#### WORKING DATA

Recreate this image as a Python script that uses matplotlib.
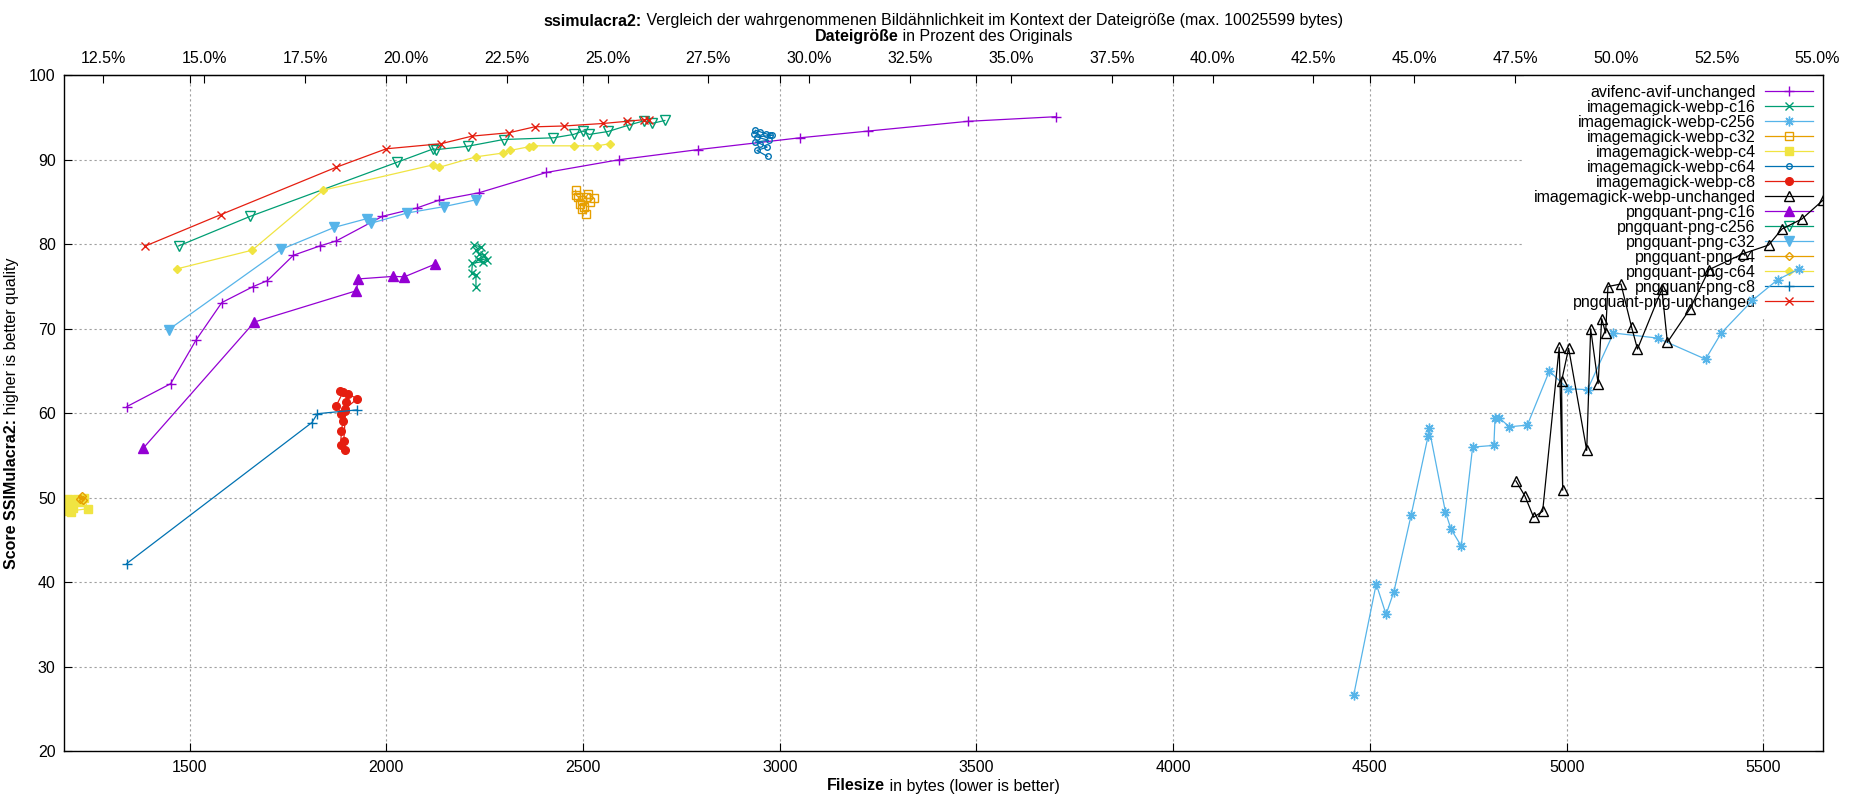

########
#### WORKING DATA

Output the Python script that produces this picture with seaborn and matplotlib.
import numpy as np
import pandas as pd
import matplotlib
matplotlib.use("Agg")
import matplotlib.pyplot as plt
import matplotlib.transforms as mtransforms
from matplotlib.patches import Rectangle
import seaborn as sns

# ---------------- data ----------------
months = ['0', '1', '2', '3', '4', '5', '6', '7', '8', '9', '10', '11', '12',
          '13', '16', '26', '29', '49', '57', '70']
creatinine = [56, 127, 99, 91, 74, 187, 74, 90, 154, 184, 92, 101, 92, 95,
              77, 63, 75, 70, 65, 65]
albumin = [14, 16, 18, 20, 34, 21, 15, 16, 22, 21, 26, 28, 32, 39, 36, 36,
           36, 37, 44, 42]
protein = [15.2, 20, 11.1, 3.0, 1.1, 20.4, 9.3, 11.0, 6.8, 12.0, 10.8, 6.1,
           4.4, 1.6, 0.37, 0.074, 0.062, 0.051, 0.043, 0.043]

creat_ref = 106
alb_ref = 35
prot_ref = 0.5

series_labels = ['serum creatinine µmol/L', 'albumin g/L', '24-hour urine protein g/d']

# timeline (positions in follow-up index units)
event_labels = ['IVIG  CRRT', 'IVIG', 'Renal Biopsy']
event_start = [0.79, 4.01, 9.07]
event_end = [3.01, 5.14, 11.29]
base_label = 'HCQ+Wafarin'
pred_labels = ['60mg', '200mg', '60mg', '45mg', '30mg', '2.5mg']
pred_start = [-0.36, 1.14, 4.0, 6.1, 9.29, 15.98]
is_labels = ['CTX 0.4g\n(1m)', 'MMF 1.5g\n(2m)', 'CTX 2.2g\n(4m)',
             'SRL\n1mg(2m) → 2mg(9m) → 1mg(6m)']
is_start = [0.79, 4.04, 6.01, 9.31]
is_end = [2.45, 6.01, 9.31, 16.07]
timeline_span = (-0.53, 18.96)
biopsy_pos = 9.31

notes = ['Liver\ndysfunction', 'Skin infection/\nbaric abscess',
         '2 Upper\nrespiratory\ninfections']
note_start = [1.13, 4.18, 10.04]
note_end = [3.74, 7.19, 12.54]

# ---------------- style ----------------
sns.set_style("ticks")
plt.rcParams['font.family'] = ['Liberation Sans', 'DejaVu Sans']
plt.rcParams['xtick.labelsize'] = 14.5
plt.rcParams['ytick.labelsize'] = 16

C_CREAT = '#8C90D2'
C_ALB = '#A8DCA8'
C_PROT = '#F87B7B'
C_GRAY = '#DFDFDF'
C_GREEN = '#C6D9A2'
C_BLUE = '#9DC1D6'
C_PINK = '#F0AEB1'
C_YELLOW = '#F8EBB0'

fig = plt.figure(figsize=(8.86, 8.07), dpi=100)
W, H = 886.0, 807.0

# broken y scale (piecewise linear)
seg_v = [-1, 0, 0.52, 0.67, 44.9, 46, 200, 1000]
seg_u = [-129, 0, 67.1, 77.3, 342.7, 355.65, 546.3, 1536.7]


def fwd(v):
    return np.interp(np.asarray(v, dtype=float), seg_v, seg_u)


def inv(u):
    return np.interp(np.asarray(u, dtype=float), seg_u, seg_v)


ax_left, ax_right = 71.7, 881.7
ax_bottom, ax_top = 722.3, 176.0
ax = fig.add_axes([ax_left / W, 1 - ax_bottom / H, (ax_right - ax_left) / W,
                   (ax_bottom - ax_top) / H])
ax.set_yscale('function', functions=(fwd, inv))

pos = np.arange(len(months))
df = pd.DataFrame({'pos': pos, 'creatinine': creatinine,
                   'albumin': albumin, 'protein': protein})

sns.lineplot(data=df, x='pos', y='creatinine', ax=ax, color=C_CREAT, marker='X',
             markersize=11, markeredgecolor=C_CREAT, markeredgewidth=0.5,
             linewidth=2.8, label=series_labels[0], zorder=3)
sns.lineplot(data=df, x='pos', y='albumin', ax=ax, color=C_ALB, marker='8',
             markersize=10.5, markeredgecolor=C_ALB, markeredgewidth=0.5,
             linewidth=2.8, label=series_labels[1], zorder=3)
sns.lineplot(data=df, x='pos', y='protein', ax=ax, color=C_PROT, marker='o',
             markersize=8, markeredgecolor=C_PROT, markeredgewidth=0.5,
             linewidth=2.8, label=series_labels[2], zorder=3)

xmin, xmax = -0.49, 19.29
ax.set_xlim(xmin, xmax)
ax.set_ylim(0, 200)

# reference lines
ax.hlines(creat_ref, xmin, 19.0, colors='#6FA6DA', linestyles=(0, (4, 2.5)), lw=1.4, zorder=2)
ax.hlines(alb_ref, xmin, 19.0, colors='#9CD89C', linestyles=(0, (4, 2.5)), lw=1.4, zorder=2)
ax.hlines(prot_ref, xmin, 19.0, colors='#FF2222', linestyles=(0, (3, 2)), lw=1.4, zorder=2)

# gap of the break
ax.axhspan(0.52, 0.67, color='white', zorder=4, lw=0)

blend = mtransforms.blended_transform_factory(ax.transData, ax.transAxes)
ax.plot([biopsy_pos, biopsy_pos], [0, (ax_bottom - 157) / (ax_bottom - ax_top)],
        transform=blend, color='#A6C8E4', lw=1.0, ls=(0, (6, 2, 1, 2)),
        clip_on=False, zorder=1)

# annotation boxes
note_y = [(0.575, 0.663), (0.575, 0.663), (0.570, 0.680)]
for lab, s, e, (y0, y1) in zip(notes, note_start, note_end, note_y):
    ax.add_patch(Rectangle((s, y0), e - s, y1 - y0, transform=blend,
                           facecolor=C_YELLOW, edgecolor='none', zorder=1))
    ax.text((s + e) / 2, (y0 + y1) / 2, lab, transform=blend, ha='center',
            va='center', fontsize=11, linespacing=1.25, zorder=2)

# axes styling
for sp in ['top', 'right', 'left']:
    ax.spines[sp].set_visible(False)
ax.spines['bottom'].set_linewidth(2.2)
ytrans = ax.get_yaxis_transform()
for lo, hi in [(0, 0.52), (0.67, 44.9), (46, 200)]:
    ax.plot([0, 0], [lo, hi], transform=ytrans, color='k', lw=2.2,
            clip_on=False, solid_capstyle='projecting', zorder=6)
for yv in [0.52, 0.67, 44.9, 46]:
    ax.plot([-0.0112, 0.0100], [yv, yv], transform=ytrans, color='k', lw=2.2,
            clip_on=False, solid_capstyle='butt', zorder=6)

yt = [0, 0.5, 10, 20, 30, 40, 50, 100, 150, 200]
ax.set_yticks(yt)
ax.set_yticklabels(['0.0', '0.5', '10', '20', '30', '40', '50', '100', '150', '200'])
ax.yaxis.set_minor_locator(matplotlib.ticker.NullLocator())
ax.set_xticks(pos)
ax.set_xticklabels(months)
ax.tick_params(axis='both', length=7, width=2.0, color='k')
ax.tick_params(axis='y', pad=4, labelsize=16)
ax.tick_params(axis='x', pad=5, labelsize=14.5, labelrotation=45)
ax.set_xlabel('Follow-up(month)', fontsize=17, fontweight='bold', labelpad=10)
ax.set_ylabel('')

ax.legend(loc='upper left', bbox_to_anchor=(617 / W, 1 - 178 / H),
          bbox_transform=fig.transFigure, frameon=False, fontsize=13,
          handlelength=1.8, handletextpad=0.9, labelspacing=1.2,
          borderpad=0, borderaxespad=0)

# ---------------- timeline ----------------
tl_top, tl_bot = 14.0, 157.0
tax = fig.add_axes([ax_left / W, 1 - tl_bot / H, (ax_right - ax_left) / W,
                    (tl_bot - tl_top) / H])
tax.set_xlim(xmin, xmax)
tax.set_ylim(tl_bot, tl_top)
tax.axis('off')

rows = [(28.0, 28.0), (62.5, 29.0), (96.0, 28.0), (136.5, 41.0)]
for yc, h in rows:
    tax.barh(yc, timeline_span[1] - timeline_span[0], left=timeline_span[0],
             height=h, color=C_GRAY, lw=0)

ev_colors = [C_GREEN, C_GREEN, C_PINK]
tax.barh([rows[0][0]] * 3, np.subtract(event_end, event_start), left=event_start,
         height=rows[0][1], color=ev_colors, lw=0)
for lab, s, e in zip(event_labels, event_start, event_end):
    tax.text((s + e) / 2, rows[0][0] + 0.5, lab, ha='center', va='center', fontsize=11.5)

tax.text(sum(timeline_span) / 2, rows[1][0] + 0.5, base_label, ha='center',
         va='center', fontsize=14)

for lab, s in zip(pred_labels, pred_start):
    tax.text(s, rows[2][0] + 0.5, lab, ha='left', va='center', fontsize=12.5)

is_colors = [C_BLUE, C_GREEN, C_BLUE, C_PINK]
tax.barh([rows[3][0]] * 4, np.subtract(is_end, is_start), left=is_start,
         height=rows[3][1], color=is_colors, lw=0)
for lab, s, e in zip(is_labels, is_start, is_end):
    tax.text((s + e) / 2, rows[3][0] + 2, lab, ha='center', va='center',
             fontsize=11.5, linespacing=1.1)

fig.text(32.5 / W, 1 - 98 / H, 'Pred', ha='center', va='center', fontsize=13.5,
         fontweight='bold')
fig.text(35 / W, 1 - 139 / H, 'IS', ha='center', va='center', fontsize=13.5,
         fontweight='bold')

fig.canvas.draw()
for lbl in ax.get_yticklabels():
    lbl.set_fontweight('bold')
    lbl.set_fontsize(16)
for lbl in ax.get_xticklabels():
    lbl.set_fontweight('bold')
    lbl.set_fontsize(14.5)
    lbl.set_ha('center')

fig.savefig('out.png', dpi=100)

########
#### WORKING DATA

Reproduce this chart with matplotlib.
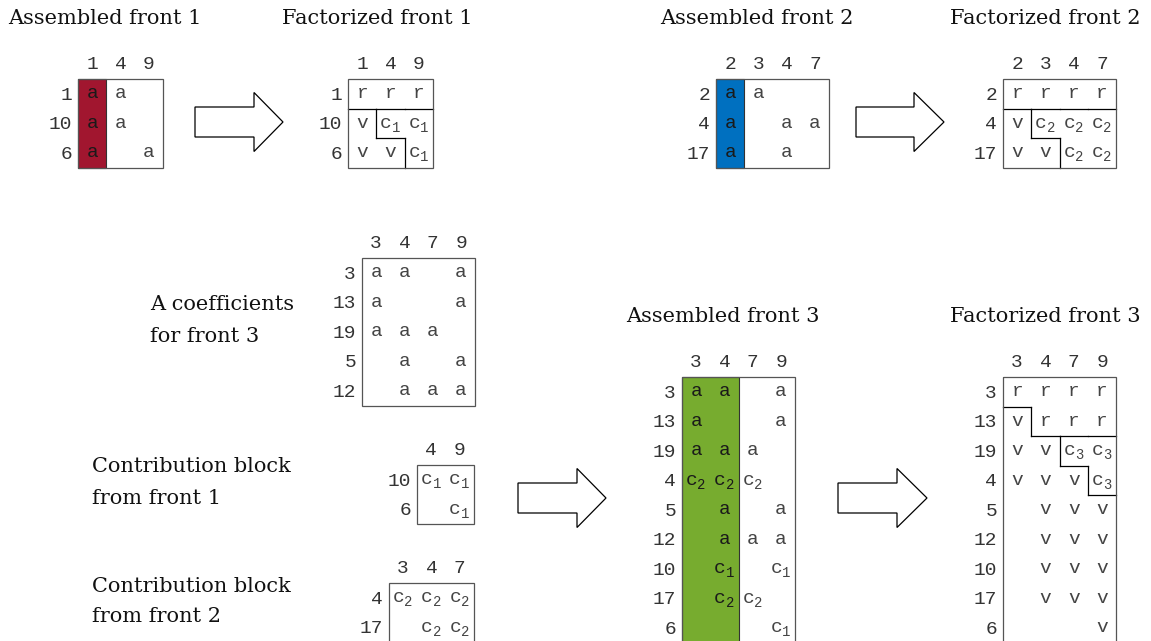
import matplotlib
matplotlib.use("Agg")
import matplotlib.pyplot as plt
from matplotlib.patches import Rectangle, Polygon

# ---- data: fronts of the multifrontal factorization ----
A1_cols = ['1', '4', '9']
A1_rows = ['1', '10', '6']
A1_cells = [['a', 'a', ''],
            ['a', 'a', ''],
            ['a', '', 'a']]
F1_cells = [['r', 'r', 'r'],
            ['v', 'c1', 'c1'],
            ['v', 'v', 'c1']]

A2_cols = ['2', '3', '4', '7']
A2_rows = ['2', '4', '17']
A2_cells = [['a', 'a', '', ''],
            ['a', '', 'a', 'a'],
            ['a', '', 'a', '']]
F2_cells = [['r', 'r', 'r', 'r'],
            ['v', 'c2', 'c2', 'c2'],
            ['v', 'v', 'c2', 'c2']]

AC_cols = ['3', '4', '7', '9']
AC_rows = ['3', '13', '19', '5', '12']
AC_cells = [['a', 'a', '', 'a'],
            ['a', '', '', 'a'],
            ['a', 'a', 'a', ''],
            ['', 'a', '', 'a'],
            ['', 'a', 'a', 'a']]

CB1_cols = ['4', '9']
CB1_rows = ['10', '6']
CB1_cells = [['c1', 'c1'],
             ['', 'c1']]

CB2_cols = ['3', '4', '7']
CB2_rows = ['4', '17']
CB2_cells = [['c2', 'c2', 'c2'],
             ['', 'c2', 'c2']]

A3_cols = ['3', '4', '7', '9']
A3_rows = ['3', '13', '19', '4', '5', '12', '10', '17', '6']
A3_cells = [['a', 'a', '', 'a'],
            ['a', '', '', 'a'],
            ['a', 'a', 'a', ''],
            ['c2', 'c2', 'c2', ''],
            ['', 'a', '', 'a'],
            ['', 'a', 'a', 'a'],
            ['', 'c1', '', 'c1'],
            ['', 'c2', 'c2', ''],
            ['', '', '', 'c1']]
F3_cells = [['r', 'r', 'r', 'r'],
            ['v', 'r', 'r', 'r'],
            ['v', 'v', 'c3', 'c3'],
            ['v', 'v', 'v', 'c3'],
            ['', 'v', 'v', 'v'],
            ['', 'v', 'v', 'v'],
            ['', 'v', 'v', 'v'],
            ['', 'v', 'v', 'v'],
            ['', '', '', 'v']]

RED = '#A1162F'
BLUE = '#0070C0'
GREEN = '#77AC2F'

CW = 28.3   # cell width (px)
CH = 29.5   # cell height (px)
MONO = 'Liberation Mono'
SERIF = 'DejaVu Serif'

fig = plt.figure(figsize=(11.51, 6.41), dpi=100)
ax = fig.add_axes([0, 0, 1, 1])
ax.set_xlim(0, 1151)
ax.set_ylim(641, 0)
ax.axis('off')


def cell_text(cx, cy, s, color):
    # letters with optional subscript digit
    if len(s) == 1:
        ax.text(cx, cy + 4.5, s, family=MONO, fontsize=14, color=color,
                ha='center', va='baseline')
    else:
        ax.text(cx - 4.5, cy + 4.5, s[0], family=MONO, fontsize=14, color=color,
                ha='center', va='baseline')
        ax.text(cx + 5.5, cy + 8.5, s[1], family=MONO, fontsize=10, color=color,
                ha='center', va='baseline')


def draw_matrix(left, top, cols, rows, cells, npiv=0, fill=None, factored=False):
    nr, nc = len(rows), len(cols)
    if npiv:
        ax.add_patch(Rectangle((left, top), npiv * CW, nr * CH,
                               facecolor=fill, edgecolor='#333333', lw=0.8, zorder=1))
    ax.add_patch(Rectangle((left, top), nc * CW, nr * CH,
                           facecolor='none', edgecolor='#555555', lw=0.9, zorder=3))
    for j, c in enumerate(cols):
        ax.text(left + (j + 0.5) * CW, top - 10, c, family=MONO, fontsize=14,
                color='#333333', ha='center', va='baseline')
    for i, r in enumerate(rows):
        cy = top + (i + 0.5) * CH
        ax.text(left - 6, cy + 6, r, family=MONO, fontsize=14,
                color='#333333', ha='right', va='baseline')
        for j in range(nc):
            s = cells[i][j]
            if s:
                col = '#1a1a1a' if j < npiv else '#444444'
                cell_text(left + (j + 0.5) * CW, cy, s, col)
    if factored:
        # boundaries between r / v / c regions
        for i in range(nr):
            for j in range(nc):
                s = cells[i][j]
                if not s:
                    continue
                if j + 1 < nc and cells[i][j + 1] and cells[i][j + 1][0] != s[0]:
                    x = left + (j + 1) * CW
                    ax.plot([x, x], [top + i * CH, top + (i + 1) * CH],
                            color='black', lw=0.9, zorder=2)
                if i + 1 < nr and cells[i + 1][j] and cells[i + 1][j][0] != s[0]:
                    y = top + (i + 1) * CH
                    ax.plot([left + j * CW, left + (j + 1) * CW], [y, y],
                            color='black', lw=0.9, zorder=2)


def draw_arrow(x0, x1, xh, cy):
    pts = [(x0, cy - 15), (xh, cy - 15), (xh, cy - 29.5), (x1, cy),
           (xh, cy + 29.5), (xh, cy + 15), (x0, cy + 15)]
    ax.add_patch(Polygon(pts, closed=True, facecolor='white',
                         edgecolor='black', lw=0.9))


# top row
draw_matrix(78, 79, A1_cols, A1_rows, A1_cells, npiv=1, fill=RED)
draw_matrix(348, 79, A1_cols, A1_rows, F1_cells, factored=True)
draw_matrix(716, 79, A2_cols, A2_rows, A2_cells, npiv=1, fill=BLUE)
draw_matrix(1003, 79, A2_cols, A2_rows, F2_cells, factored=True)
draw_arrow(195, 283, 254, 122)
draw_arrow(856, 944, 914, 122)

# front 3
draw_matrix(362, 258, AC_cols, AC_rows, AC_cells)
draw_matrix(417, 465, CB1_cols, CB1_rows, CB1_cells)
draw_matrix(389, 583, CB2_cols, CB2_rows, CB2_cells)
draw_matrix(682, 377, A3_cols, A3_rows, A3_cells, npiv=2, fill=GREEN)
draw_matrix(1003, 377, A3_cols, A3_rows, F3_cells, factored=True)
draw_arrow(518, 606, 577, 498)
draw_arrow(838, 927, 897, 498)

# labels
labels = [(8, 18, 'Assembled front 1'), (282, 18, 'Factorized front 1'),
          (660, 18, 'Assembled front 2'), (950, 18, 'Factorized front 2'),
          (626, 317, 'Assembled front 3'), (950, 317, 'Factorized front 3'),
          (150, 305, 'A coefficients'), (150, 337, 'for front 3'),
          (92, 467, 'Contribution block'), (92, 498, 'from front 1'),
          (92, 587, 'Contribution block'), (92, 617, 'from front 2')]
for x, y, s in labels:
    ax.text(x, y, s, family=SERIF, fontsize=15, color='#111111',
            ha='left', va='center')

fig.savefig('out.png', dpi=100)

########

TASK GOAL
Your task is to quote exactly the lines beginning with the one that contains "Output the Python" and ending with the one that contains "series_labels = ['serum", with nothing left out or added.

ANSWER TO THE PROBLEM
Output the Python script that produces this picture with seaborn and matplotlib.
import numpy as np
import pandas as pd
import matplotlib
matplotlib.use("Agg")
import matplotlib.pyplot as plt
import matplotlib.transforms as mtransforms
from matplotlib.patches import Rectangle
import seaborn as sns

# ---------------- data ----------------
months = ['0', '1', '2', '3', '4', '5', '6', '7', '8', '9', '10', '11', '12',
          '13', '16', '26', '29', '49', '57', '70']
creatinine = [56, 127, 99, 91, 74, 187, 74, 90, 154, 184, 92, 101, 92, 95,
              77, 63, 75, 70, 65, 65]
albumin = [14, 16, 18, 20, 34, 21, 15, 16, 22, 21, 26, 28, 32, 39, 36, 36,
           36, 37, 44, 42]
protein = [15.2, 20, 11.1, 3.0, 1.1, 20.4, 9.3, 11.0, 6.8, 12.0, 10.8, 6.1,
           4.4, 1.6, 0.37, 0.074, 0.062, 0.051, 0.043, 0.043]

creat_ref = 106
alb_ref = 35
prot_ref = 0.5

series_labels = ['serum creatinine µmol/L', 'albumin g/L', '24-hour urine protein g/d']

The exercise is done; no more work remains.